(Aim of the exercise):
Copy the listing below in full and skip every picture.

(Data excerpt):
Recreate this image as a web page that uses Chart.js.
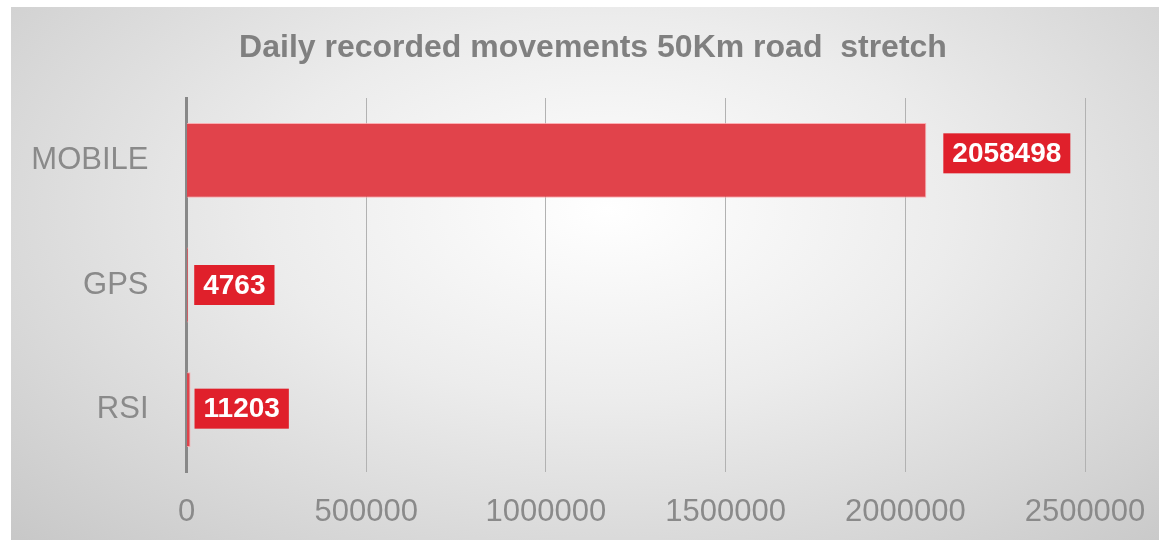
<!DOCTYPE html>
<html>
<head>
<meta charset="utf-8">
<script src="https://cdn.jsdelivr.net/npm/chart.js@4/dist/chart.umd.min.js"></script>
<style>
  html, body { margin: 0; padding: 0; background: #ffffff; }
  #wrap {
    position: absolute; left: 11px; top: 7px; width: 1148px; height: 533px;
    background: radial-gradient(ellipse 75% 90% at 52% 38%, #ffffff 0%, #ececec 40%, #d6d6d6 75%, #c6c6c6 100%);
  }
  canvas { display: block; }
</style>
</head>
<body>
<div id="wrap"><canvas id="c" width="1148" height="533"></canvas></div>
<script>
const categories = ["MOBILE", "GPS", "RSI"];
const movements = [2058498, 4763, 11203];
const xTicks = [0, 500000, 1000000, 1500000, 2000000, 2500000];
const chartTitle = "Daily recorded movements 50Km road  stretch";

const FONT = "'Liberation Sans', Arial, Helvetica, sans-serif";

const titleDraw = {
  id: 'titleDraw',
  afterDraw(chart, args, opts) {
    const ctx = chart.ctx;
    ctx.save();
    ctx.font = 'bold 32px ' + FONT;
    ctx.fillStyle = '#808080';
    ctx.textAlign = 'center';
    ctx.textBaseline = 'alphabetic';
    ctx.fillText(opts.text, opts.cx, opts.baseline);
    ctx.restore();
  }
};

const valueLabels = {
  id: 'valueLabels',
  afterDatasetsDraw(chart, args, opts) {
    const ctx = chart.ctx;
    const meta = chart.getDatasetMeta(0);
    const data = chart.data.datasets[0].data;
    ctx.save();
    ctx.font = 'bold 28px ' + FONT;
    ctx.textBaseline = 'middle';
    ctx.textAlign = 'left';
    meta.data.forEach((bar, i) => {
      const text = String(data[i]);
      const w = ctx.measureText(text).width;
      const x0 = bar.x + opts.gaps[i];
      const cy = bar.y + opts.dy[i];
      const h = 40;
      ctx.fillStyle = '#e0202b';
      ctx.fillRect(x0, cy - h / 2, w + 2 * opts.padX, h);
      ctx.fillStyle = '#ffffff';
      ctx.fillText(text, x0 + opts.padX, cy + 1);
    });
    ctx.restore();
  }
};

new Chart(document.getElementById('c'), {
  type: 'bar',
  data: {
    labels: categories,
    datasets: [{
      data: movements,
      backgroundColor: '#e1434b',
      borderColor: 'rgba(255,160,165,0.8)',
      borderWidth: 1,
      borderSkipped: 'start',
      barPercentage: 1,
      categoryPercentage: 0.6
    }]
  },
  options: {
    indexAxis: 'y',
    responsive: false,
    animation: false,
    events: [],
    layout: { padding: { left: 0, right: 74, top: 91, bottom: 9 } },
    plugins: {
      legend: { display: false },
      tooltip: { enabled: false },
      title: { display: false },
      titleDraw: { text: chartTitle, cx: 582, baseline: 50 },
      valueLabels: { gaps: [17, 6, 4], dy: [-7, 0, -1], padX: 9 }
    },
    scales: {
      x: {
        min: 0,
        max: 2500000,
        afterBuildTicks(scale) { scale.ticks = xTicks.map(v => ({ value: v })); },
        afterFit(scale) {
          scale.paddingLeft = 0; scale.paddingRight = 0;
          scale.height = 59;
        },
        grid: { display: true, color: '#b2b2b2', lineWidth: 1, drawTicks: false },
        border: { display: false },
        ticks: {
          color: '#8a8a8a',
          font: { family: FONT, size: 31 },
          padding: 22,
          maxRotation: 0,
          autoSkip: false,
          callback: (v) => String(v)
        }
      },
      y: {
        grid: { display: false, drawTicks: false },
        border: { display: true, color: '#888888', width: 3 },
        afterFit(scale) {
          scale.width = 175.5;
          scale.paddingTop = 0; scale.paddingBottom = 0;
        },
        ticks: {
          color: '#8a8a8a',
          font: { family: FONT, size: 31 },
          padding: 38
        }
      }
    }
  },
  plugins: [valueLabels, titleDraw]
});
</script>
</body>
</html>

(The result):
Recreate this image as a web page that uses Chart.js.
<!DOCTYPE html>
<html>
<head>
<meta charset="utf-8">
<script src="https://cdn.jsdelivr.net/npm/chart.js@4/dist/chart.umd.min.js"></script>
<style>
  html, body { margin: 0; padding: 0; background: #ffffff; }
  #wrap {
    position: absolute; left: 11px; top: 7px; width: 1148px; height: 533px;
    background: radial-gradient(ellipse 75% 90% at 52% 38%, #ffffff 0%, #ececec 40%, #d6d6d6 75%, #c6c6c6 100%);
  }
  canvas { display: block; }
</style>
</head>
<body>
<div id="wrap"><canvas id="c" width="1148" height="533"></canvas></div>
<script>
const categories = ["MOBILE", "GPS", "RSI"];
const movements = [2058498, 4763, 11203];
const xTicks = [0, 500000, 1000000, 1500000, 2000000, 2500000];
const chartTitle = "Daily recorded movements 50Km road  stretch";

const FONT = "'Liberation Sans', Arial, Helvetica, sans-serif";

const titleDraw = {
  id: 'titleDraw',
  afterDraw(chart, args, opts) {
    const ctx = chart.ctx;
    ctx.save();
    ctx.font = 'bold 32px ' + FONT;
    ctx.fillStyle = '#808080';
    ctx.textAlign = 'center';
    ctx.textBaseline = 'alphabetic';
    ctx.fillText(opts.text, opts.cx, opts.baseline);
    ctx.restore();
  }
};

const valueLabels = {
  id: 'valueLabels',
  afterDatasetsDraw(chart, args, opts) {
    const ctx = chart.ctx;
    const meta = chart.getDatasetMeta(0);
    const data = chart.data.datasets[0].data;
    ctx.save();
    ctx.font = 'bold 28px ' + FONT;
    ctx.textBaseline = 'middle';
    ctx.textAlign = 'left';
    meta.data.forEach((bar, i) => {
      const text = String(data[i]);
      const w = ctx.measureText(text).width;
      const x0 = bar.x + opts.gaps[i];
      const cy = bar.y + opts.dy[i];
      const h = 40;
      ctx.fillStyle = '#e0202b';
      ctx.fillRect(x0, cy - h / 2, w + 2 * opts.padX, h);
      ctx.fillStyle = '#ffffff';
      ctx.fillText(text, x0 + opts.padX, cy + 1);
    });
    ctx.restore();
  }
};

new Chart(document.getElementById('c'), {
  type: 'bar',
  data: {
    labels: categories,
    datasets: [{
      data: movements,
      backgroundColor: '#e1434b',
      borderColor: 'rgba(255,160,165,0.8)',
      borderWidth: 1,
      borderSkipped: 'start',
      barPercentage: 1,
      categoryPercentage: 0.6
    }]
  },
  options: {
    indexAxis: 'y',
    responsive: false,
    animation: false,
    events: [],
    layout: { padding: { left: 0, right: 74, top: 91, bottom: 9 } },
    plugins: {
      legend: { display: false },
      tooltip: { enabled: false },
      title: { display: false },
      titleDraw: { text: chartTitle, cx: 582, baseline: 50 },
      valueLabels: { gaps: [17, 6, 4], dy: [-7, 0, -1], padX: 9 }
    },
    scales: {
      x: {
        min: 0,
        max: 2500000,
        afterBuildTicks(scale) { scale.ticks = xTicks.map(v => ({ value: v })); },
        afterFit(scale) {
          scale.paddingLeft = 0; scale.paddingRight = 0;
          scale.height = 59;
        },
        grid: { display: true, color: '#b2b2b2', lineWidth: 1, drawTicks: false },
        border: { display: false },
        ticks: {
          color: '#8a8a8a',
          font: { family: FONT, size: 31 },
          padding: 22,
          maxRotation: 0,
          autoSkip: false,
          callback: (v) => String(v)
        }
      },
      y: {
        grid: { display: false, drawTicks: false },
        border: { display: true, color: '#888888', width: 3 },
        afterFit(scale) {
          scale.width = 175.5;
          scale.paddingTop = 0; scale.paddingBottom = 0;
        },
        ticks: {
          color: '#8a8a8a',
          font: { family: FONT, size: 31 },
          padding: 38
        }
      }
    }
  },
  plugins: [valueLabels, titleDraw]
});
</script>
</body>
</html>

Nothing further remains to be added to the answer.